In March 2022 the EU announced a directive to fill gas storages to at least 80% by 1 October 2022 to guarantee sufficient reserves going into the winter. The Dutch government made a reservation of more than Euro 600 million to cover the costs of filling the 45TWh of gas storage Bergermeer. Now that the filling season is over, it appears that state finances will actually see a big plus thanks to advantageous market developments and the smart scheme that was put in place.
In Spring this year, it was clear that Gazprom had not used its right to fill 40% of the Bergermeer storage, and neither was it expected that they would use this right for upcoming storage year. Furthermore, negative TTF summer-winter forward spreads did not give other market participants with Bergermeer capacity an incentive to fill up the other 60%. In the light of these developments, the Dutch government designed a scheme to guarantee filling of the Bergermeer storage. The scheme did not apply force on the Bergermeer owners (Taqa and EBN) or clients (a few dozen market players), but instead made the best use of market practices and skills of market players.

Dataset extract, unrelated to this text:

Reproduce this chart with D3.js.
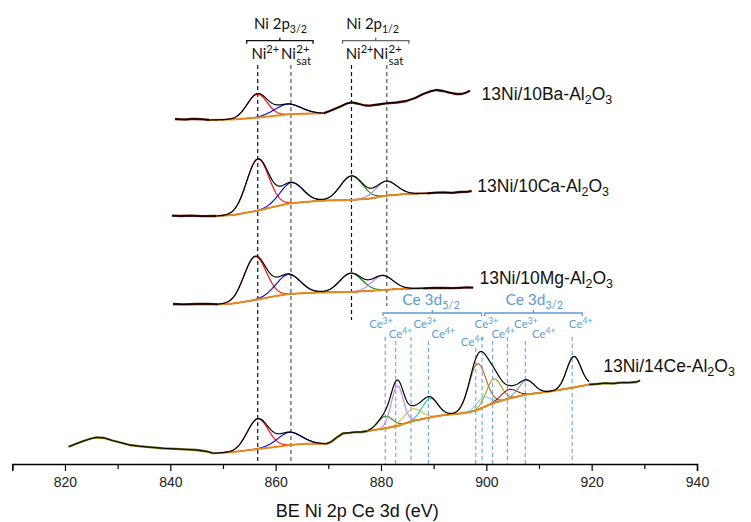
<!DOCTYPE html>
<html>
<head>
<meta charset="utf-8">
<script src="https://cdn.jsdelivr.net/npm/d3@7"></script>
<style>
  body { margin: 0; background: #fff; }
</style>
</head>
<body>
<div id="chart"></div>
<script>
// values: [binding energy eV, intensity (a.u., offset per sample)]
// peaks: [centre eV, height above background, sigma eV]

// 13Ni/10Ba-Al2O3
var baRawPre = [[840.9, 345], [842, 344.6], [843, 344.5], [844, 345.2], [845, 345], [846.3, 344.6], [847.5, 344]];
var baBg = [[847.5, 344], [852, 344.6], [856.5, 346.3], [859.5, 348], [862.5, 349.7], [866, 350.4], [869.1, 350.7]];
var baPeaks = [[856.5, 23.4, 1.9], [862.3, 10.3, 2.5]];
var baRawPost = [[869.1, 350.7], [870.5, 353.5], [872.2, 357.3], [873.5, 360.5], [874.4, 361.7], [875.5, 360.5],
  [877, 358.5], [877.9, 358.3], [879.5, 359.5], [881, 360.7], [883, 361.5], [884.8, 363], [886.5, 366], [888, 370],
  [889.5, 372.8], [890.5, 374], [891.8, 373], [893, 371.3], [894.3, 370], [895.3, 370], [896.2, 371.5], [896.9, 373.3]];

// 13Ni/10Ca-Al2O3
var caRawPre = [[840.3, 248.3], [842, 248], [844, 248.4], [846, 247.8], [848.8, 248]];
var caBg = [[848.8, 248], [852, 249], [856.6, 253.3], [859.5, 257], [862.7, 260.7], [868.5, 263.3], [874.4, 264],
  [878, 265.5], [881, 268.3], [884.5, 270], [888.7, 270.7]];
var caPeaks = [[856.6, 51.5, 2.1], [863, 20.5, 2.2], [874.4, 24, 2.1], [881, 14.5, 2.0]];
var caRawPost = [[888.7, 270.7], [890.5, 271.3], [892, 271.5], [893.5, 271.2], [895, 272], [896.3, 272.2], [897.2, 273]];

// 13Ni/10Mg-Al2O3
var mgRawPre = [[840.5, 160], [842.5, 159.6], [845, 160], [847, 160.2], [849.1, 159.7]];
var mgBg = [[849.1, 159.7], [852, 160.5], [856.1, 164], [859, 167], [862.4, 170], [868, 171.5], [874.3, 172],
  [877.5, 173], [880.3, 174], [884, 175.2], [888, 175.7]];
var mgPeaks = [[856.1, 43.3, 2.1], [862.4, 19.7, 2.3], [874.3, 18.7, 2.1], [880.3, 14.3, 2.0]];
var mgRawPost = [[888, 175.7], [890, 176.1], [892, 176], [893.5, 175.8], [895, 176.2], [896.3, 176.6], [897.5, 176.3]];

// 13Ni/14Ce-Al2O3
var ceRawPre = [[820.7, 17.3], [822, 20], [823.5, 23], [825, 25.5], [826, 26.7], [827.5, 26], [829, 23.5],
  [830.5, 21.5], [832.3, 19], [834, 17.8], [836, 16.8], [838.7, 15.7], [842, 14.8], [845, 14], [847, 12.5], [848.2, 10.7]];
var ceNiBg = [[848.2, 10.7], [852, 12], [856.6, 15], [860, 17], [862.6, 19], [866, 20.3], [869.6, 20.2]];
var ceNiPeaks = [[856.6, 30, 2.0], [862.6, 12.7, 2.3]];
var ceRawMid = [[869.6, 20.2], [870.5, 22], [871.6, 26.5], [872.8, 30.7], [874, 31.2], [875, 31.8], [876.3, 32], [877.5, 33]];
var ceBg = [[877.5, 33], [880.8, 35.7], [883.1, 38], [886, 43], [889.3, 46.5], [892, 49], [895, 50.5], [897, 52],
  [898.3, 54], [900, 58], [901.4, 61], [904.3, 65.5], [907.6, 69.5], [912, 72.5], [916.6, 76.5], [919.5, 79.5]];
var cePeaks = [[880.8, 12, 1.4], [883.1, 40, 1.15], [886, 12, 1.7], [889.3, 19, 1.5], [898.3, 46, 1.6],
  [899.4, 10, 1.3], [901.4, 24, 1.4], [904.3, 9, 1.5], [907.6, 14, 1.5], [916.6, 31, 1.35]];
var ceRawPost = [[919.5, 79.5], [921, 80], [922.5, 80.8], [924, 80.5], [925.5, 81.3], [927, 81.3], [928.5, 82], [929.2, 83.5]];

// reference lines and labels
var niLines = [856.6, 862.9, 874.4, 881.1];
var ceLines = [880.8, 882.8, 885.7, 889.0, 898.0, 899.2, 901.2, 904.0, 907.4, 916.3];
var ceLabels = ["3+", "4+", "3+", "4+", "4+", "3+", "4+", "3+", "4+", "4+"];
var ceLabelPos = [880.0, 883.7, 888.4, 891.8, 897.4, 900.0, 903.2, 907.5, 910.9, 917.9];
var sampleNames = ["13Ni/10Ba-Al", "13Ni/10Ca-Al", "13Ni/10Mg-Al", "13Ni/14Ce-Al"];
var tickLabels = [820, 840, 860, 880, 900, 920, 940];

// colours
var niColors = ["#ff0000", "#0000ff", "#008000", "#b77cff"];
var ceColors = ["#2e8b2e", "#b77cff", "#f2b544", "#1fc4c4", "#b0602a", "#6cc8f5", "#a5a021", "#a31515", "#6f9fd2", "#6b7a18"];
var bgColor = "#e8891c";
var ceBlue = "#5b9bd5";

var width = 751, height = 522;

var svg = d3.select("#chart")
  .append("svg")
  .attr("width", width)
  .attr("height", height)
  .style("font-family", "'Liberation Sans', Arial, sans-serif");

var x = d3.scaleLinear().domain([810, 940]).range([12.3, 697]);
var y = d3.scaleLinear().domain([0, 464]).range([464, 0]);

var line = d3.line()
  .x(function(d) { return x(d[0]) })
  .y(function(d) { return y(d[1]) });

function gauss(e, p) {
  return p[1] * Math.exp(-((e - p[0]) * (e - p[0])) / (2 * p[2] * p[2]));
}

// dashed reference lines (drawn under the spectra)
var niTop = 65;
var niBottom = [464, 464, 320, 306];
niLines.forEach(function(e, i) {
  svg.append("line")
    .attr("x1", x(e)).attr("x2", x(e))
    .attr("y1", niTop).attr("y2", niBottom[i])
    .attr("stroke", i % 2 == 0 ? "#111" : "#555")
    .attr("stroke-width", 1.2)
    .attr("stroke-dasharray", "4,3");
});

var ceTop = [337, 341, 337, 341, 348, 337, 341, 337, 341, 337];
ceLines.forEach(function(e, i) {
  svg.append("line")
    .attr("x1", x(e)).attr("x2", x(e))
    .attr("y1", ceTop[i]).attr("y2", 464)
    .attr("stroke", ceBlue)
    .attr("stroke-width", 1)
    .attr("stroke-dasharray", "4,3");
});

function drawRaw(data, under) {
  svg.append("path")
    .datum(data)
    .attr("fill", "none")
    .attr("stroke", under)
    .attr("stroke-width", 2.3)
    .attr("stroke-linejoin", "round")
    .attr("d", line);
  svg.append("path")
    .datum(data)
    .attr("fill", "none")
    .attr("stroke", "#000")
    .attr("stroke-width", 1)
    .attr("d", line);
}

function drawFit(bg, peaks, colors) {
  var bgAt = d3.scaleLinear().domain(bg.map(function(d) { return d[0] })).range(bg.map(function(d) { return d[1] }));
  var xs = d3.range(bg[0][0], bg[bg.length - 1][0] + 0.001, 0.1);

  peaks.forEach(function(p, i) {
    svg.append("path")
      .datum(xs.map(function(e) { return [e, bgAt(e) + gauss(e, p)] }))
      .attr("fill", "none")
      .attr("stroke", colors[i])
      .attr("stroke-width", 1.1)
      .attr("d", line);
  });

  svg.append("path")
    .datum(xs.map(function(e) { return [e, bgAt(e)] }))
    .attr("fill", "none")
    .attr("stroke", bgColor)
    .attr("stroke-width", 2)
    .attr("d", line);

  svg.append("path")
    .datum(xs.map(function(e) {
      return [e, bgAt(e) + d3.sum(peaks, function(p) { return gauss(e, p) })];
    }))
    .attr("fill", "none")
    .attr("stroke", "#000")
    .attr("stroke-width", 1.2)
    .attr("d", line);
}

var niRaw = "#5a140c", ceRaw = "#7a6c10";
drawRaw(baRawPre, niRaw); drawRaw(baRawPost, niRaw); drawFit(baBg, baPeaks, niColors);
drawRaw(caRawPre, niRaw); drawRaw(caRawPost, niRaw); drawFit(caBg, caPeaks, niColors);
drawRaw(mgRawPre, niRaw); drawRaw(mgRawPost, niRaw); drawFit(mgBg, mgPeaks, niColors);
drawRaw(ceRawPre, ceRaw); drawRaw(ceRawMid, ceRaw); drawRaw(ceRawPost, ceRaw);
drawFit(ceNiBg, ceNiPeaks, niColors);
drawFit(ceBg, cePeaks, ceColors);

// x axis
var axis = svg.append("g")
  .attr("transform", "translate(0,464)")
  .call(d3.axisBottom(x)
    .tickValues(d3.range(810, 941, 10))
    .tickFormat(function(d) { return tickLabels.indexOf(d) >= 0 ? d : "" })
    .tickSizeOuter(0)
    .tickSize(7)
    .tickPadding(6));
axis.select(".domain").attr("stroke-width", 1.5);
axis.selectAll(".tick line")
  .attr("stroke-width", 1.2)
  .attr("y2", function(d) { return d % 20 == 0 ? 7 : 5 });
axis.selectAll(".tick text")
  .style("font-size", "14px")
  .style("font-family", "'Liberation Sans', Arial, sans-serif")
  .attr("fill", "#222");

svg.append("text")
  .attr("x", x(875.5))
  .attr("y", 517)
  .attr("text-anchor", "middle")
  .style("font-size", "18px")
  .attr("fill", "#111")
  .text("BE Ni 2p Ce 3d (eV)");

// sample names
var nameX = [899.1, 898.3, 898.7, 922.2];
var nameY = [100, 191.7, 284.3, 371.7];
sampleNames.forEach(function(n, i) {
  var t = svg.append("text")
    .attr("x", x(nameX[i]))
    .attr("y", nameY[i])
    .style("font-size", "17.5px")
    .attr("fill", "#111");
  t.append("tspan").text(n);
  t.append("tspan").attr("dy", 4).style("font-size", "12.5px").text("2");
  t.append("tspan").attr("dy", -4).text("O");
  t.append("tspan").attr("dy", 4).style("font-size", "12.5px").text("3");
});

// brackets
function bracket(e0, e1, yb, color) {
  var p = d3.path();
  p.moveTo(x(e0), yb + 3); p.lineTo(x(e0), yb); p.lineTo(x(e1), yb); p.lineTo(x(e1), yb + 3);
  p.moveTo(x((e0 + e1) / 2), yb); p.lineTo(x((e0 + e1) / 2), yb - 3);
  svg.append("path").attr("d", p.toString()).attr("fill", "none").attr("stroke", color).attr("stroke-width", 1.3);
}
var labelFont = "Lato, 'Open Sans', sans-serif";

function groupLabel(cx, yb, main, sub, color, size) {
  var t = svg.append("text")
    .attr("x", x(cx)).attr("y", yb)
    .attr("text-anchor", "middle")
    .style("font-family", labelFont)
    .style("font-size", size + "px")
    .attr("fill", color);
  t.append("tspan").text(main);
  t.append("tspan").attr("dy", 4).style("font-size", (size * 0.7) + "px").text(sub);
}

bracket(854.5, 867.1, 40.7, "#111");
bracket(872.7, 885.3, 40.7, "#666");
groupLabel(860.9, 29, "Ni 2p", "3/2", "#111", 15);
groupLabel(878.4, 29, "Ni 2p", "1/2", "#111", 15);

bracket(880.4, 899.1, 313, ceBlue);
bracket(899.7, 918.2, 313, ceBlue);
groupLabel(889.5, 305, "Ce 3d", "5/2", ceBlue, 15.5);
groupLabel(909.1, 305, "Ce 3d", "3/2", ceBlue, 15.5);

// Ni2+ / Ni sat labels
var niLabelX = [855.4, 861.0, 873.3, 878.5];
niLabelX.forEach(function(e, i) {
  var t = svg.append("text")
    .attr("x", x(e)).attr("y", 59)
    .style("font-family", labelFont)
    .style("font-size", "15px")
    .attr("fill", "#111");
  t.append("tspan").text("Ni");
  var w = t.node().getComputedTextLength();
  if (i % 2 == 0) {
    t.append("tspan").attr("dy", -6).style("font-size", "11px").text("2+");
  } else {
    svg.append("text")
      .attr("x", x(e) + w + 0.5).attr("y", 53)
      .style("font-family", labelFont).style("font-size", "11.5px").attr("fill", "#111")
      .text("2+");
    svg.append("text")
      .attr("x", x(e) + w + 0.5).attr("y", 65)
      .style("font-family", labelFont).style("font-size", "11.5px").attr("fill", "#111")
      .text("sat");
  }
});

// Ce3+ / Ce4+ labels
var ceLabelY = [328, 338, 328, 338, 346, 328, 338, 328, 338, 328];
ceLabelPos.forEach(function(e, i) {
  var t = svg.append("text")
    .attr("x", x(e)).attr("y", ceLabelY[i])
    .attr("text-anchor", "middle")
    .style("font-family", labelFont)
    .style("font-size", "11.5px")
    .attr("fill", ceBlue);
  t.append("tspan").text("Ce");
  t.append("tspan").attr("dy", -4).style("font-size", "8.5px").text(ceLabels[i]);
});
</script>
</body>
</html>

The first part of the scheme was a subsidy with a budget of Euro 366 million. It provided an incentive to market players for filling up their contracted part of Bergermeer, including all unsold capacity. The subsidy amount was based on the realized differential between forward Q1-2023 prices and TTF spot prices from 13 June 2022 to 20 October 2022, the filling season. A negative price spread means that it is not economical to fill the storage with spot gas and sell the position during winter, a common storage optimization strategy. Market players participating in the subsidy scheme would receive a subsidy in case the average price spread minus a discount was negative during the filling season. No subsidy would be paid out in case the average net price spread would be positive. In return, market players would have to ensure that their part of the Bergermeer capacity was full by 1 November 2022.

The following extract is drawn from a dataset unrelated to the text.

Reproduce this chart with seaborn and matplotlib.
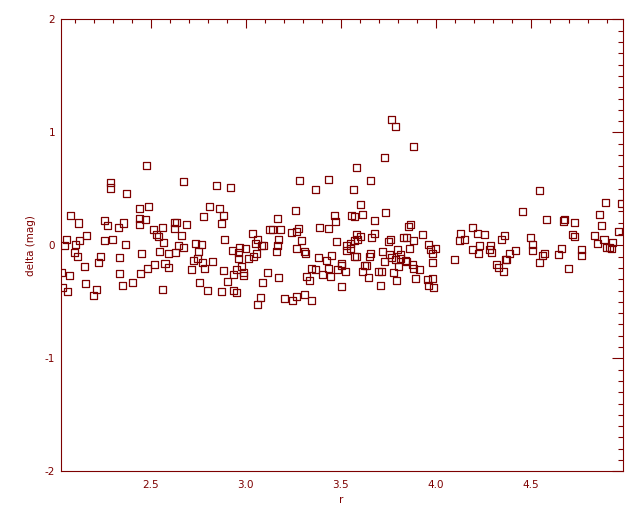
import matplotlib
matplotlib.use("Agg")
import matplotlib.pyplot as plt
from matplotlib.ticker import MultipleLocator
import pandas as pd
import seaborn as sns

MAROON = "#7d0000"

# r and delta values
r = [
    2.476, 2.286, 2.286, 2.370, 2.439, 2.486, 2.076, 2.118, 2.254, 2.270,
    2.354, 2.328, 2.439, 2.470, 2.439, 2.512, 2.562, 2.528, 2.539, 2.565,
    2.160, 2.054, 2.044, 2.123, 2.102, 2.254, 2.297, 2.365, 2.097, 2.112,
    2.233, 2.223, 2.333, 2.449, 2.544, 2.574, 2.149, 2.028, 2.070, 2.333,
    2.444, 2.481, 2.518, 2.402, 2.154, 2.349, 2.212, 2.197, 2.033, 2.060,
    2.560, 2.670, 2.844, 2.918, 2.807, 2.860, 2.776, 2.881, 2.870, 2.623,
    2.633, 2.623, 2.686, 2.660, 3.033, 3.063, 3.127, 2.591, 2.628, 2.644,
    2.670, 2.733, 2.765, 2.886, 2.749, 2.723, 2.744, 2.770, 2.823, 2.591,
    2.712, 2.781, 2.928, 2.965, 2.997, 2.960, 2.960, 3.054, 3.039, 3.012,
    3.049, 3.081, 3.091, 2.881, 2.949, 2.975, 2.933, 2.986, 2.986, 3.112,
    2.902, 2.754, 2.797, 2.870, 2.933, 2.949, 3.086, 3.076, 3.060, 3.581,
    3.281, 3.433, 3.365, 3.565, 3.654, 3.602, 3.260, 3.465, 3.470, 3.555,
    3.570, 3.612, 3.675, 3.165, 3.139, 3.181, 3.239, 3.265, 3.276, 3.386,
    3.433, 3.170, 3.291, 3.476, 3.581, 3.602, 3.586, 3.570, 3.549, 3.528,
    3.549, 3.528, 3.660, 3.675, 3.165, 3.160, 3.265, 3.307, 3.312, 3.381,
    3.423, 3.449, 3.502, 3.502, 3.570, 3.581, 3.654, 3.649, 3.623, 3.633,
    3.612, 3.644, 3.344, 3.365, 3.433, 3.481, 3.523, 3.402, 3.444, 3.318,
    3.333, 3.170, 3.502, 3.202, 3.244, 3.265, 3.307, 3.344, 3.765, 3.786,
    3.881, 3.728, 3.733, 3.854, 3.865, 3.928, 3.828, 3.844, 3.881, 3.749,
    3.760, 3.860, 3.797, 3.718, 3.754, 3.765, 3.812, 3.812, 3.728, 3.960,
    3.970, 3.997, 3.981, 3.981, 3.839, 3.844, 3.786, 3.802, 3.876, 3.881,
    3.912, 3.697, 3.712, 3.776, 3.792, 3.891, 3.954, 3.981, 3.960, 3.986,
    3.707, 4.097, 4.128, 4.123, 4.149, 4.191, 4.218, 4.191, 4.223, 4.228,
    4.544, 4.455, 4.581, 4.670, 4.676, 4.728, 4.891, 4.860, 4.870, 4.978,
    4.960, 4.833, 4.849, 4.885, 4.928, 4.896, 4.912, 4.923, 4.717, 4.728,
    4.660, 4.644, 4.697, 4.765, 4.765, 4.497, 4.507, 4.507, 4.544, 4.560,
    4.570, 4.254, 4.344, 4.360, 4.286, 4.281, 4.291, 4.386, 4.418, 4.365,
    4.370, 4.318, 4.328, 4.354,
]
delta = [
    0.709, 0.555, 0.508, 0.461, 0.328, 0.346, 0.266, 0.198, 0.222, 0.178,
    0.198, 0.160, 0.240, 0.231, 0.181, 0.142, 0.160, 0.098, 0.081, 0.027,
    0.089, 0.054, 0.001, 0.045, 0.010, 0.045, 0.054, 0.010, -0.061, -0.096,
    -0.096, -0.150, -0.105, -0.070, -0.052, -0.158, -0.185, -0.238, -0.265, -0.247,
    -0.247, -0.203, -0.167, -0.327, -0.335, -0.353, -0.388, -0.442, -0.371, -0.406,
    -0.388, 0.567, 0.532, 0.514, 0.346, 0.328, 0.258, 0.266, 0.196, 0.204,
    0.204, 0.151, 0.187, 0.089, 0.107, 0.054, 0.142, -0.070, -0.061, 0.001,
    -0.017, 0.019, 0.010, 0.054, -0.052, -0.132, -0.114, -0.150, -0.141, -0.194,
    -0.212, -0.203, -0.043, -0.017, -0.026, -0.061, -0.114, -0.070, -0.096, -0.114,
    0.019, 0.001, 0.001, -0.220, -0.212, -0.185, -0.256, -0.238, -0.265, -0.238,
    -0.318, -0.327, -0.397, -0.406, -0.397, -0.415, -0.327, -0.459, -0.521, 0.691,
    0.576, 0.585, 0.496, 0.496, 0.576, 0.364, 0.311, 0.266, 0.213, 0.266,
    0.258, 0.275, 0.222, 0.240, 0.142, 0.142, 0.116, 0.125, 0.151, 0.160,
    0.151, 0.054, 0.045, 0.036, 0.098, 0.081, 0.054, 0.045, 0.019, 0.001,
    -0.026, -0.043, 0.072, 0.107, 0.001, -0.052, -0.026, -0.052, -0.070, -0.105,
    -0.132, -0.088, -0.158, -0.176, -0.096, -0.096, -0.070, -0.096, -0.176, -0.176,
    -0.229, -0.282, -0.203, -0.212, -0.203, -0.212, -0.229, -0.256, -0.273, -0.273,
    -0.309, -0.282, -0.362, -0.468, -0.486, -0.450, -0.433, -0.486, 1.116, 1.054,
    0.877, 0.780, 0.293, 0.169, 0.187, 0.098, 0.072, 0.072, 0.045, 0.036,
    0.054, -0.026, -0.035, -0.052, -0.079, -0.105, -0.079, -0.114, -0.141, 0.010,
    -0.035, -0.026, -0.070, -0.150, -0.132, -0.141, -0.123, -0.185, -0.167, -0.203,
    -0.212, -0.229, -0.229, -0.238, -0.309, -0.291, -0.300, -0.291, -0.353, -0.371,
    -0.353, -0.123, 0.107, 0.045, 0.054, 0.160, 0.107, -0.035, -0.070, 0.001,
    0.488, 0.302, 0.231, 0.216, 0.231, 0.204, 0.381, 0.275, 0.178, 0.373,
    0.125, 0.089, 0.019, 0.054, 0.027, -0.017, -0.017, -0.026, 0.098, 0.081,
    -0.026, -0.079, -0.203, -0.035, -0.088, 0.072, 0.010, -0.043, -0.150, -0.088,
    -0.070, 0.098, 0.054, 0.089, 0.001, -0.035, -0.061, -0.070, -0.043, -0.123,
    -0.123, -0.167, -0.194, -0.229,
]

df = pd.DataFrame({"r": r, "delta": delta})

sns.set_style("white")
plt.rcParams["font.family"] = ["DejaVu Sans"]

fig = plt.figure(figsize=(6.4, 5.12), dpi=100)
ax = fig.add_axes([0.0948, 0.0795, 0.878, 0.8825])

sns.scatterplot(
    data=df, x="r", y="delta", ax=ax,
    marker="s", s=26, facecolors="none", edgecolor=MAROON, linewidth=0.9,
    clip_on=True,
)

ax.set_xlim(2.025, 4.983)
ax.set_ylim(-2, 2)
ax.xaxis.set_minor_locator(MultipleLocator(0.1))
ax.yaxis.set_minor_locator(MultipleLocator(0.1))
ax.set_xticks([2.5, 3.0, 3.5, 4.0, 4.5])
ax.set_xticklabels(["2.5", "3.0", "3.5", "4.0", "4.5"])
ax.set_yticks([-2, -1, 0, 1, 2])
ax.set_yticklabels(["-2", "-1", "0", "1", "2"])

for s in ax.spines.values():
    s.set_visible(True)
    s.set_color(MAROON)
    s.set_linewidth(0.8)

ax.tick_params(which="both", direction="in", color=MAROON, labelcolor=MAROON,
               top=True, right=True, width=0.8, labelsize=7.5)
ax.tick_params(axis="x", which="major", length=6.7, pad=6)
ax.tick_params(axis="x", which="minor", length=3.1)
ax.tick_params(axis="y", which="major", length=8.2, pad=4)
ax.tick_params(axis="y", which="minor", length=3.8)

ax.set_xlabel("r", color=MAROON, fontsize=7.5, labelpad=4)
ax.set_ylabel("delta (mag)", color=MAROON, fontsize=7.5, labelpad=6)

plt.savefig("out.png", dpi=100)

The second part of the scheme mandated state entity EBN, in collaboration with Taqa, to fill any capacity not used by market participants (including Gazprom) up to 11TWh, for which the Dutch state allocated Euro 257 million. This mandate was increased in early September 2022, so EBN could fill Bergermeer to the max. An additional Euro 210 million was reserved for this new mandate.
TTF gas prices initially went up to unprecedented high levels, with the front month contract peaking at almost 340 €/MWh on 24 August 2022. However, the prices did not stay this high for very long, and plummeted after this date (Figure 1). This was a direct result of the large LNG flow to Europe instead of Asia, a drop in gas demand, and the fact that many other storages were already full.
This drop in TTF prices was mainly affecting the front end of the curve. Further out periods, for example contracts for next winter, decreased less. This turned out very positive for the Bergermeer subsidy scheme. The spread between Q1-2023 and spot prices, which was the reference for the subsidy, hovered around zero up to mid August. From there on, the spread became very positive (Figure 2). This gave a high natural incentive for storage users to inject. In fact, the average realized spread over the filling period settled well above 15€/MWh. While market players made money on their trades to fill the storage, the subsidy was zero, and the Dutch state saved a sizable Euro 366 million.
KYOS consultants advised the Dutch government in the design of the scheme, and recommended to use this rolling spread as the basis for the subsidy scheme. First of all, this spread matched well with a logical trading strategy of storage users. Secondly, using an average was important to smooth out temporary market movements, and limit the impact of the scheme on the market. Furthermore, it was anticipated that the negative summer-winter forward spread in the first half of 2022 could not continue for a long time. With winter gas demand always well above summer demand, the negative forward spread was against all economic logic. It was mainly a result of the large trade volumes in the market to fill storages across Europe. As soon as storages would have filled up, large buy volumes (e.g. from Germany) would have left the market, and reduce the bullish price pressure in the spot market. Deriving the subsidy from a spread calculated over a longer time window was a decisive element for the scheme’s success.
The second part of the scheme has been doing equally well. Although the exact filling strategy is not publicly known, one would expect that EBN is following a strategy that is closely mirroring the mechanism of the Dutch subsidy scheme. This would mean that EBN could have filled Bergermeer at a positive spread too. It is therefore very likely that the total Euro 467 million budget that was allocated to cover the costs of EBN filling up Bergermeer, has not been used. On the contrary, positive spreads will have generated a handsome profit to EBN and therefore the Dutch state. Assuming that a conservative 15TWh has been filled by EBN at an average spread of 10€/MWh this leaves a positive effect of Euro 150 million for the Dutch state.
To summarize, a total of Euro 833 million of subsidies was allocated to ensure filling of Bergermeer. In the end, no subsidy at all has to be paid out and the Dutch state can even expect a positive result from EBN filling the storage of at least Euro 150 million. This was partly luck due to the mild start of the winter and increases in LNG supply, but also partly anticipated during the scheme’s design. KYOS is proud to have been part of this joint effort with Dutch government officials, EBN and Taqa. Good news for Dutch tax payers!